▶ _Problem requirements_: Skipping all pictures, set down the lines of the listing from the first through the one with "80, 90, 100];".

▶ _Recorded data_:
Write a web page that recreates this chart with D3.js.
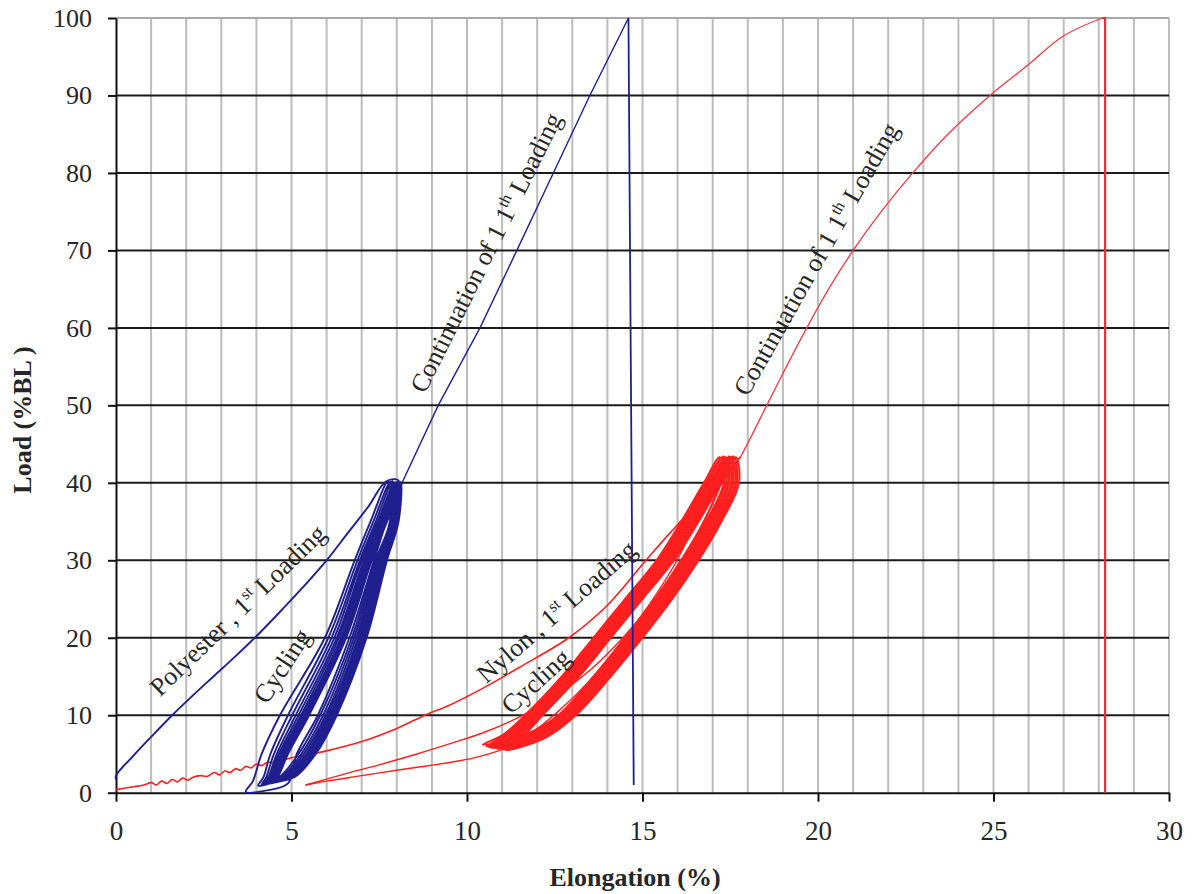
<!DOCTYPE html>
<html>
<head>
<meta charset="utf-8">
<script src="https://cdn.jsdelivr.net/npm/d3@7"></script>
<style>
  html, body { margin: 0; padding: 0; background: #fff; }
  svg { display: block; font-family: "Liberation Serif", "Times New Roman", serif; }
</style>
</head>
<body>
<svg id="chart" width="1197" height="894"></svg>
<script>
// ---- Tick values ----
const xTicks = [0, 5, 10, 15, 20, 25, 30];
const yTicks = [0, 10, 20, 30, 40, 50, 60, 70, 80, 90, 100];

// ---- Polyester: [elongation %, load %BL] ----
const polyesterFirstLoading = [
  [0, 1.7], [0, 2.2], [0.5, 4.8], [1.0, 7.2], [1.6, 10], [2.2, 12.6], [2.8, 15.1],
  [3.4, 17.6], [4.0, 20.2], [4.6, 23], [5.3, 26.4], [6.0, 30], [6.6, 33.5],
  [7.2, 37], [7.7, 40.2], [8.05, 40.3]
];
const polyesterCycles = [
  [[7.7, 35], [7.35, 30], [6.65, 20], [5.75, 10], [5.15, 5], [4.9, 1.2], [4.3, 0.3], [3.7, 0.1],
   [3.9, 1.5], [4.15, 5], [4.67, 10], [5.95, 20], [6.8, 30], [7.25, 35], [7.75, 40.2]],
  [[7.8, 35], [7.4, 30], [6.72, 20], [5.82, 10], [5.2, 5], [4.65, 2], [4.05, 0.9],
   [4.2, 2], [4.4, 5], [4.9, 10], [6.05, 20], [6.88, 30], [7.33, 35], [7.82, 40.1]],
  [[7.83, 35], [7.45, 30], [6.78, 20], [5.9, 10], [5.28, 5], [4.72, 2], [4.15, 1.0],
   [4.28, 2], [4.5, 5], [5.02, 10], [6.14, 20], [6.95, 30], [7.4, 35], [7.88, 40.2]],
  [[7.86, 35], [7.5, 30], [6.84, 20], [5.97, 10], [5.35, 5], [4.78, 2], [4.2, 1.1],
   [4.34, 2], [4.58, 5], [5.12, 10], [6.22, 20], [7.0, 30], [7.46, 35], [7.93, 40]],
  [[7.9, 35], [7.54, 30], [6.9, 20], [6.03, 10], [5.42, 5], [4.84, 2], [4.25, 1.2],
   [4.39, 2], [4.64, 5], [5.2, 10], [6.29, 20], [7.06, 30], [7.5, 35], [7.98, 40.1]],
  [[7.93, 35], [7.58, 30], [6.95, 20], [6.09, 10], [5.48, 5], [4.9, 2], [4.3, 1.2],
   [4.44, 2], [4.7, 5], [5.27, 10], [6.35, 20], [7.11, 30], [7.55, 35], [8.02, 40]],
  [[7.96, 35], [7.62, 30], [7.0, 20], [6.14, 10], [5.54, 5], [4.95, 2], [4.34, 1.3],
   [4.48, 2], [4.76, 5], [5.33, 10], [6.41, 20], [7.16, 30], [7.6, 35], [8.05, 40.2]],
  [[7.99, 35], [7.65, 30], [7.05, 20], [6.19, 10], [5.59, 5], [5.0, 2], [4.38, 1.3],
   [4.52, 2], [4.81, 5], [5.39, 10], [6.46, 20], [7.2, 30], [7.64, 35], [8.08, 40]],
  [[8.02, 35], [7.69, 30], [7.1, 20], [6.24, 10], [5.64, 5], [5.04, 2], [4.41, 1.4],
   [4.55, 2], [4.85, 5], [5.44, 10], [6.51, 20], [7.24, 30], [7.68, 35], [8.11, 40.1]],
  [[8.05, 35], [7.72, 30], [7.14, 20], [6.29, 10], [5.69, 5], [5.08, 2], [4.45, 1.5],
   [4.6, 2], [4.9, 5], [5.5, 10], [6.56, 20], [7.29, 30], [7.72, 35], [8.15, 40]]
];
const polyesterContinuation = [
  [8.15, 40], [9.18, 50], [10.37, 60], [11.42, 70], [12.46, 80], [13.5, 90], [14.6, 100]
];
const polyesterBreak = [[14.6, 100], [14.66, 60], [14.75, 1.0]];

// ---- Nylon: [elongation %, load %BL] ----
const nylonFirstLoading = [
  [0, 0.4], [0.4, 0.7], [0.8, 1.0], [1.0, 1.3], [1.15, 1.0], [1.3, 1.5], [1.45, 1.2],
  [1.6, 1.7], [1.75, 1.4], [1.9, 1.9], [2.05, 1.6], [2.2, 2.0], [2.4, 2.2], [2.6, 2.1],
  [2.8, 2.6], [2.95, 2.3], [3.1, 2.8], [3.25, 2.6], [3.4, 3.1], [3.55, 2.9], [3.7, 3.4],
  [3.85, 3.2], [4.0, 3.7], [4.15, 3.5], [4.3, 3.9], [4.5, 3.9], [5.0, 4.5], [6.0, 5.4],
  [7.0, 6.6], [8.0, 8.3], [8.85, 10.1], [9.5, 11.3], [10.5, 13.6], [11.5, 16.2],
  [12.9, 20], [14.0, 24.2], [15.1, 30], [15.8, 33.6], [16.35, 36.1], [16.55, 36.3]
];
const nylonFirstUnload = [
  [16.55, 36.3], [16.1, 31], [15.3, 25], [14.4, 19.5], [13.5, 14.5], [12.6, 10.5],
  [11.8, 7.6], [11.0, 5.6], [10.2, 4.5], [9.5, 3.9], [8.0, 2.9], [7.0, 2.2], [6.0, 1.5], [5.4, 1.0]
];
const nylonSecondLoading = [
  [5.4, 1.0], [6.5, 2.4], [7.5, 3.6], [8.5, 4.9], [9.5, 6.3], [10.5, 7.8], [11.5, 9.8],
  [12.5, 12.4], [13.5, 15.8], [14.5, 20.3], [15.5, 25.8], [16.3, 31.3], [16.9, 36.5],
  [17.3, 41], [17.5, 43.1]
];
const nylonCycles = [
  [[17.25, 40], [16.75, 35], [16.1, 30], [15.35, 25], [14.5, 20], [13.6, 15], [12.6, 10], [11.7, 7.6], [10.45, 6.2],
   [11.0, 7.4], [11.65, 10], [12.7, 15], [13.6, 20], [14.5, 25], [15.4, 30], [16.1, 35], [16.75, 40], [17.2, 43.3]],
  [[17.31, 40], [16.81, 35], [16.16, 30], [15.41, 25], [14.56, 20], [13.66, 15], [12.66, 10], [11.76, 7.5], [10.55, 6.0],
   [11.06, 7.3], [11.71, 10], [12.76, 15], [13.66, 20], [14.56, 25], [15.46, 30], [16.16, 35], [16.81, 40], [17.26, 43.2]],
  [[17.36, 40], [16.86, 35], [16.21, 30], [15.46, 25], [14.61, 20], [13.71, 15], [12.71, 10], [11.81, 7.4], [10.62, 5.9],
   [11.11, 7.2], [11.76, 10], [12.81, 15], [13.71, 20], [14.61, 25], [15.51, 30], [16.21, 35], [16.86, 40], [17.31, 43.4]],
  [[17.42, 40], [16.92, 35], [16.27, 30], [15.52, 25], [14.67, 20], [13.77, 15], [12.77, 10], [11.87, 7.3], [10.7, 5.8],
   [11.17, 7.1], [11.82, 10], [12.87, 15], [13.77, 20], [14.67, 25], [15.57, 30], [16.27, 35], [16.92, 40], [17.37, 43.3]],
  [[17.47, 40], [16.97, 35], [16.32, 30], [15.57, 25], [14.72, 20], [13.82, 15], [12.82, 10], [11.92, 7.3], [10.76, 5.8],
   [11.22, 7.1], [11.87, 10], [12.92, 15], [13.82, 20], [14.72, 25], [15.62, 30], [16.32, 35], [16.97, 40], [17.42, 43.2]],
  [[17.53, 40], [17.03, 35], [16.38, 30], [15.63, 25], [14.78, 20], [13.88, 15], [12.88, 10], [11.98, 7.2], [10.84, 5.7],
   [11.28, 7.0], [11.93, 10], [12.98, 15], [13.88, 20], [14.78, 25], [15.68, 30], [16.38, 35], [17.03, 40], [17.48, 43.4]],
  [[17.58, 40], [17.08, 35], [16.43, 30], [15.68, 25], [14.83, 20], [13.93, 15], [12.93, 10], [12.03, 7.2], [10.9, 5.7],
   [11.33, 7.0], [11.98, 10], [13.03, 15], [13.93, 20], [14.83, 25], [15.73, 30], [16.43, 35], [17.08, 40], [17.53, 43.3]],
  [[17.64, 40], [17.14, 35], [16.49, 30], [15.74, 25], [14.89, 20], [13.99, 15], [12.99, 10], [12.09, 7.1], [10.97, 5.6],
   [11.39, 6.9], [12.04, 10], [13.09, 15], [13.99, 20], [14.89, 25], [15.79, 30], [16.49, 35], [17.14, 40], [17.59, 43.4]],
  [[17.69, 40], [17.19, 35], [16.54, 30], [15.79, 25], [14.94, 20], [14.04, 15], [13.04, 10], [12.14, 7.1], [11.04, 5.6],
   [11.44, 6.9], [12.09, 10], [13.14, 15], [14.04, 20], [14.94, 25], [15.84, 30], [16.54, 35], [17.19, 40], [17.66, 43.3]],
  [[17.75, 40], [17.25, 35], [16.6, 30], [15.85, 25], [15.0, 20], [14.1, 15], [13.1, 10], [12.2, 7.0], [11.1, 5.5],
   [11.5, 6.8], [12.15, 10], [13.2, 15], [14.1, 20], [15.0, 25], [15.9, 30], [16.6, 35], [17.25, 40], [17.8, 43.4]]
];
const nylonContinuation = [
  [17.8, 43.4], [18.1, 46], [18.54, 50], [19.1, 55], [19.68, 60], [20.3, 65],
  [21.0, 70], [21.8, 75], [22.7, 80], [23.7, 85], [24.9, 90], [26.0, 94], [27.0, 97.7], [28.1, 100]
];
const nylonBreak = [[28.1, 100], [28.18, 100], [28.18, 0]];

// ---- Annotations ----
const annotations = [
  { main: "Polyester , 1", sup: "st", rest: " Loading", at: [1.25, 12.3], angle: -44 },
  { main: "Cycling", sup: "", rest: "", at: [4.3, 11.3], angle: -57 },
  { main: "Continuation of 1 1", sup: "th", rest: " Loading", at: [8.8, 51.4], angle: -63.5 },
  { main: "Nylon , 1", sup: "st", rest: " Loading", at: [10.55, 14.0], angle: -41 },
  { main: "Cycling", sup: "", rest: "", at: [11.25, 10.0], angle: -42 },
  { main: "Continuation of 1 1", sup: "th", rest: " Loading", at: [18.0, 51.0], angle: -60.5 }
];

// ---- Layout ----
const svg = d3.select("#chart");
const x = d3.scaleLinear().domain([0, 30]).range([116, 1169]);
const y = d3.scaleLinear().domain([0, 100]).range([792.7, 18]);

const BLUE = "#1f1f8f";
const RED = "#ff1f1f";
const TEXT = "#262626";

// grid
const grid = svg.append("g");
grid.selectAll("line.v").data(d3.range(1, 31)).join("line")
  .attr("x1", d => x(d)).attr("x2", d => x(d))
  .attr("y1", y(0)).attr("y2", y(100))
  .attr("stroke", "#bcbcbc").attr("stroke-width", 2);
grid.selectAll("line.h").data(yTicks.filter(d => d > 0)).join("line")
  .attr("x1", x(0)).attr("x2", x(30))
  .attr("y1", d => y(d)).attr("y2", d => y(d))
  .attr("stroke", d => d === 100 ? "#a8a8a8" : "#1a1a1a").attr("stroke-width", 2);

// axes
const xAxis = svg.append("g").attr("transform", `translate(0,${y(0)})`)
  .call(d3.axisBottom(x).tickValues(xTicks).tickSize(9).tickPadding(19).tickSizeOuter(0));
const yAxis = svg.append("g").attr("transform", `translate(${x(0)},0)`)
  .call(d3.axisLeft(y).tickValues(yTicks).tickSize(8).tickPadding(16).tickSizeOuter(0));
[xAxis, yAxis].forEach(g => {
  g.select(".domain").attr("stroke", "#111").attr("stroke-width", 2);
  g.selectAll(".tick line").attr("stroke", "#111").attr("stroke-width", 2);
  g.selectAll(".tick text").attr("fill", TEXT)
    .style("font-family", "'Liberation Serif', serif");
});
xAxis.selectAll(".tick text").style("font-size", "27px");
yAxis.selectAll(".tick text").style("font-size", "26px");

// axis titles
svg.append("text").attr("x", 635).attr("y", 886).attr("text-anchor", "middle")
  .attr("fill", TEXT).style("font-size", "26px").style("font-weight", "bold")
  .text("Elongation (%)");
svg.append("text").attr("transform", "translate(31,420) rotate(-90)").attr("text-anchor", "middle")
  .attr("fill", TEXT).style("font-size", "26px").style("font-weight", "bold")
  .text("Load (%BL )");

// curves
const smooth = d3.line().x(d => x(d[0])).y(d => y(d[1])).curve(d3.curveCatmullRom.alpha(0.5));
const straight = d3.line().x(d => x(d[0])).y(d => y(d[1]));
const plot = svg.append("g").attr("fill", "none").attr("stroke-linejoin", "round");

// nylon
plot.append("path").attr("d", smooth(nylonFirstLoading)).attr("stroke", RED).attr("stroke-width", 1.6);
plot.append("path").attr("d", smooth(nylonFirstUnload)).attr("stroke", RED).attr("stroke-width", 1.4);
plot.append("path").attr("d", smooth(nylonSecondLoading)).attr("stroke", RED).attr("stroke-width", 1.4);
plot.append("path")
  .attr("d", smooth([[17.5, 43.1]].concat(nylonCycles.flat())))
  .attr("stroke", RED).attr("stroke-width", 1.9);
plot.append("path").attr("d", smooth(nylonContinuation)).attr("stroke", "#ee3a44").attr("stroke-width", 1.3);
plot.append("path").attr("d", straight(nylonBreak)).attr("stroke", "#d8343f").attr("stroke-width", 2.2);

// polyester
plot.append("path")
  .attr("d", smooth(polyesterFirstLoading.concat(polyesterCycles.flat())))
  .attr("stroke", BLUE).attr("stroke-width", 1.9);
plot.append("path").attr("d", straight(polyesterContinuation)).attr("stroke", BLUE).attr("stroke-width", 1.4);
plot.append("path").attr("d", straight(polyesterBreak)).attr("stroke", BLUE).attr("stroke-width", 1.8);

// annotations
const notes = svg.append("g").attr("fill", TEXT).style("font-size", "26px");
annotations.forEach(a => {
  const t = notes.append("text")
    .attr("transform", `translate(${x(a.at[0])},${y(a.at[1])}) rotate(${a.angle})`);
  t.append("tspan").text(a.main);
  if (a.sup) {
    t.append("tspan").attr("dy", -10).style("font-size", "16px").text(a.sup);
    t.append("tspan").attr("dy", 10).text(a.rest);
  }
});
</script>
</body>
</html>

▶ _Worked answer_:
Write a web page that recreates this chart with D3.js.
<!DOCTYPE html>
<html>
<head>
<meta charset="utf-8">
<script src="https://cdn.jsdelivr.net/npm/d3@7"></script>
<style>
  html, body { margin: 0; padding: 0; background: #fff; }
  svg { display: block; font-family: "Liberation Serif", "Times New Roman", serif; }
</style>
</head>
<body>
<svg id="chart" width="1197" height="894"></svg>
<script>
// ---- Tick values ----
const xTicks = [0, 5, 10, 15, 20, 25, 30];
const yTicks = [0, 10, 20, 30, 40, 50, 60, 70, 80, 90, 100];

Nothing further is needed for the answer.